** TO BE DONE **
Repeat, exactly and in full, the lines of the listing below, but without any pictures.

** INFORMATION PROVIDED **
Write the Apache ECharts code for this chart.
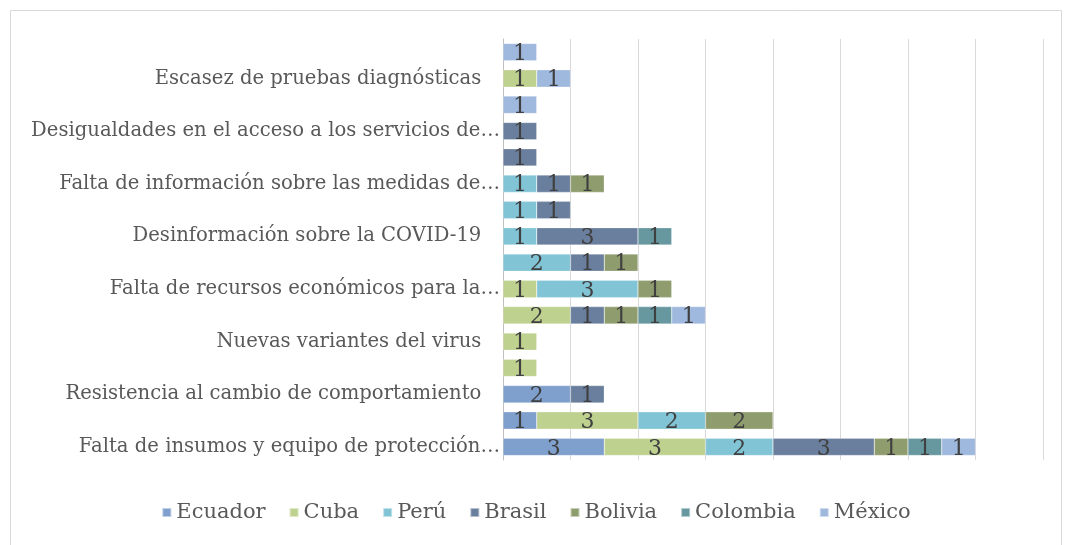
<!DOCTYPE html>
<html>
<head>
<meta charset="utf-8">
<script src="https://cdn.jsdelivr.net/npm/echarts@6/dist/echarts.min.js"></script>
<style>
  html, body { margin: 0; padding: 0; background: #fff; }
  #chart { width: 1072px; height: 545px; }
</style>
</head>
<body>
<div id="chart"></div>
<script>
// categorias de abajo hacia arriba (las vacias no se ven en el original)
const categories = [
  'Falta de insumos y equipo de protección…', '',
  'Resistencia al cambio de comportamiento   ', '',
  'Nuevas variantes del virus   ', '',
  'Falta de recursos económicos para la…', '',
  'Desinformación sobre la COVID-19   ', '',
  'Falta de información sobre las medidas de…', '',
  'Desigualdades en el acceso a los servicios de…', '',
  'Escasez de pruebas diagnósticas   ', ''
]
const countries = ['Ecuador', 'Cuba', 'Perú', 'Brasil', 'Bolivia', 'Colombia', 'México']
const colors = ['#7f9fcd', '#bed18f', '#80c4d6', '#6a7f9d', '#8f9d6e', '#67989f', '#9fb8de']

const ecuador  = [3, 1, 2, null, null, null, null, null, null, null, null, null, null, null, null, null]
const cuba     = [3, 3, null, 1, 1, 2, 1, null, null, null, null, null, null, null, 1, null]
const peru     = [2, 2, null, null, null, null, 3, 2, 1, 1, 1, null, null, null, null, null]
const brasil   = [3, null, 1, null, null, 1, null, 1, 3, 1, 1, 1, 1, null, null, null]
const bolivia  = [1, 2, null, null, null, 1, 1, 1, null, null, 1, null, null, null, null, null]
const colombia = [1, null, null, null, null, 1, null, null, 1, null, null, null, null, null, null, null]
const mexico   = [1, null, null, null, null, 1, null, null, null, null, null, null, null, 1, 1, 1]
const seriesData = [ecuador, cuba, peru, brasil, bolivia, colombia, mexico]

const FONT = 'DejaVu Serif'
const chart = echarts.init(document.getElementById('chart'))

chart.setOption({
  animation: false,
  color: colors,
  graphic: [{
    type: 'rect',
    shape: { x: 10.5, y: 10.5, width: 1051, height: 545 },
    style: { fill: 'none', stroke: '#d9d9d9', lineWidth: 1 },
    silent: true
  }],
  grid: { left: 503, right: 29, top: 39, bottom: 85, containLabel: false },
  legend: {
    bottom: 17,
    left: 'center',
    itemWidth: 9,
    itemHeight: 9,
    itemGap: 23,
    icon: 'rect',
    textStyle: { fontFamily: FONT, fontSize: 21, color: '#595959' },
    data: countries
  },
  xAxis: {
    type: 'value',
    min: 0,
    max: 16,
    interval: 2,
    axisLabel: { show: false },
    axisLine: { show: false },
    axisTick: { show: false },
    splitLine: { lineStyle: { color: '#d9d9d9', width: 1 } }
  },
  yAxis: {
    type: 'category',
    data: categories,
    axisLine: { show: true, lineStyle: { color: '#bfbfbf', width: 1 } },
    axisTick: { show: false },
    axisLabel: {
      interval: 1,
      margin: 3,
      fontFamily: FONT,
      fontSize: 19.6,
      color: '#595959'
    }
  },
  series: countries.map((name, i) => ({
    name: name,
    type: 'bar',
    stack: 'total',
    barCategoryGap: '34%',
    data: seriesData[i],
    itemStyle: { borderColor: 'rgba(255,255,255,0.5)', borderWidth: 0.5 },
    label: {
      show: true,
      position: 'inside',
      offset: [0, 2],
      fontFamily: FONT,
      fontSize: 22,
      color: '#404040'
    }
  }))
})
</script>
</body>
</html>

** THE OUTPUT **
Write the Apache ECharts code for this chart.
<!DOCTYPE html>
<html>
<head>
<meta charset="utf-8">
<script src="https://cdn.jsdelivr.net/npm/echarts@6/dist/echarts.min.js"></script>
<style>
  html, body { margin: 0; padding: 0; background: #fff; }
  #chart { width: 1072px; height: 545px; }
</style>
</head>
<body>
<div id="chart"></div>
<script>
// categorias de abajo hacia arriba (las vacias no se ven en el original)
const categories = [
  'Falta de insumos y equipo de protección…', '',
  'Resistencia al cambio de comportamiento   ', '',
  'Nuevas variantes del virus   ', '',
  'Falta de recursos económicos para la…', '',
  'Desinformación sobre la COVID-19   ', '',
  'Falta de información sobre las medidas de…', '',
  'Desigualdades en el acceso a los servicios de…', '',
  'Escasez de pruebas diagnósticas   ', ''
]
const countries = ['Ecuador', 'Cuba', 'Perú', 'Brasil', 'Bolivia', 'Colombia', 'México']
const colors = ['#7f9fcd', '#bed18f', '#80c4d6', '#6a7f9d', '#8f9d6e', '#67989f', '#9fb8de']

const ecuador  = [3, 1, 2, null, null, null, null, null, null, null, null, null, null, null, null, null]
const cuba     = [3, 3, null, 1, 1, 2, 1, null, null, null, null, null, null, null, 1, null]
const peru     = [2, 2, null, null, null, null, 3, 2, 1, 1, 1, null, null, null, null, null]
const brasil   = [3, null, 1, null, null, 1, null, 1, 3, 1, 1, 1, 1, null, null, null]
const bolivia  = [1, 2, null, null, null, 1, 1, 1, null, null, 1, null, null, null, null, null]
const colombia = [1, null, null, null, null, 1, null, null, 1, null, null, null, null, null, null, null]
const mexico   = [1, null, null, null, null, 1, null, null, null, null, null, null, null, 1, 1, 1]
const seriesData = [ecuador, cuba, peru, brasil, bolivia, colombia, mexico]

const FONT = 'DejaVu Serif'
const chart = echarts.init(document.getElementById('chart'))

chart.setOption({
  animation: false,
  color: colors,
  graphic: [{
    type: 'rect',
    shape: { x: 10.5, y: 10.5, width: 1051, height: 545 },
    style: { fill: 'none', stroke: '#d9d9d9', lineWidth: 1 },
    silent: true
  }],
  grid: { left: 503, right: 29, top: 39, bottom: 85, containLabel: false },
  legend: {
    bottom: 17,
    left: 'center',
    itemWidth: 9,
    itemHeight: 9,
    itemGap: 23,
    icon: 'rect',
    textStyle: { fontFamily: FONT, fontSize: 21, color: '#595959' },
    data: countries
  },
  xAxis: {
    type: 'value',
    min: 0,
    max: 16,
    interval: 2,
    axisLabel: { show: false },
    axisLine: { show: false },
    axisTick: { show: false },
    splitLine: { lineStyle: { color: '#d9d9d9', width: 1 } }
  },
  yAxis: {
    type: 'category',
    data: categories,
    axisLine: { show: true, lineStyle: { color: '#bfbfbf', width: 1 } },
    axisTick: { show: false },
    axisLabel: {
      interval: 1,
      margin: 3,
      fontFamily: FONT,
      fontSize: 19.6,
      color: '#595959'
    }
  },
  series: countries.map((name, i) => ({
    name: name,
    type: 'bar',
    stack: 'total',
    barCategoryGap: '34%',
    data: seriesData[i],
    itemStyle: { borderColor: 'rgba(255,255,255,0.5)', borderWidth: 0.5 },
    label: {
      show: true,
      position: 'inside',
      offset: [0, 2],
      fontFamily: FONT,
      fontSize: 22,
      color: '#404040'
    }
  }))
})
</script>
</body>
</html>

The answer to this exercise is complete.